Today we offer a quick breakdown of the two popular methods used to programmatically buy and sell digital advertising inventory: waterfall auctions and header bidding.
What Is A Waterfall Auction?
Programmatic media sales have their roots in publishers’ efforts to eliminate unsold impressions. The real-time bidding process (RTB) and other technical platforms involved in the digital display ad ecosystem originally served to let publishers quickly and easily get rid of any ad space that hadn’t already been sold through direct relationships with advertisers.
The by-product of this was the waterfall auction – also known as daisy-chaining or waterfall tags. In this process, a publisher passes its inventory from ad network to ad network in descending order of importance until all impressions are (hopefully) sold.
The ad networks are usually ranked according to the average historic yield they have produced for the publisher. This means that an ad network that where premium inventory has been sold in the past (for a higher price) will then get first chance on further impressions from the same publisher.
If, for some reason, the first network does not produce a satisfactory bid, the next ad network is called upon to bid…and so on.
Because of its relatively easy technical setup and because it helps publishers make sure that they aren’t left with any unsold ad space, waterfalling has been the method of choice for a number of years.
It is not perfect, however.
Problems with Waterfall Auctions
Waterfall auctions have some drawbacks.
Most notably, the process of “passbacks” – accepting bids from various ad networks in turn – means that there is a lack of competition for ad impressions, leading to lower overall yield for publishers.
If a certain piece of inventory was of extremely high value to an advertiser buying through an ad network that fell lower in the daisy-chain, that advertiser might be willing to bid a much higher price for it if given the opportunity earlier in the process.
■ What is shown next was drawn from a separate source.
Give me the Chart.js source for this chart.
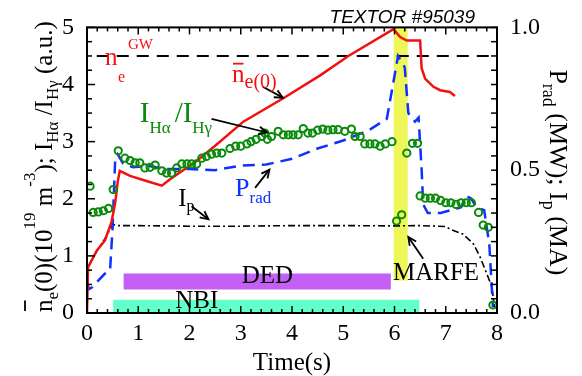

But without access to the auction from the beginning, they are cut out – and prices end up being lower.
Passbacks can also lead to latency. As the ad call goes to each ad network in turn, page loading times can be affected, which creates a negative user experience.
What Is Header Bidding?
Header bidding is another selling process used by publishers sell off their unsold inventory.
However,instead of the browser contacting the demand sources (e.g. ad networks and ad exchanges) one by one, header bidding brings all the demand sources together simultaneously and allows them bid on the available inventory at the same time – even before the sale of premium inventory and inventory from the publisher’s ad server. Those who return a bid in time are taken into consideration.
The biggest advantage of bringing all the buyers together to conduct a header bidding auction is that publishers can dramatically increase their yield, since:
- Publishers can bring all interested buyers to the table at the same time and look at all bids, which often results in finding a demand source wanting to purchase the inventory at a higher price than most premium buys. Also, with waterfall auctions, there may be a demand source willing to pay for more inventory, but may never get the opportunity to place a bid.
- Publishers get the real price of their inventory, not an average or estimate.
As we can see in the image above, header bidding auctions allow publishers to generate more revenue from their inventory.
Downsides of Header Bidding
Although it would seem that header bidding solves many of the problems with waterfall auctions, it is not without its drawbacks.
For another, header bidding can produce latency problems too, as each tag placed in the header has the potential to slow down the page load time.
And then there is the issue of duplicate bidding. An advertiser who is plugged into several ad networks could end up bidding against itself without knowing it, which in turn can negatively impact the performance, including the amount of data exchanged, of the ecosystem.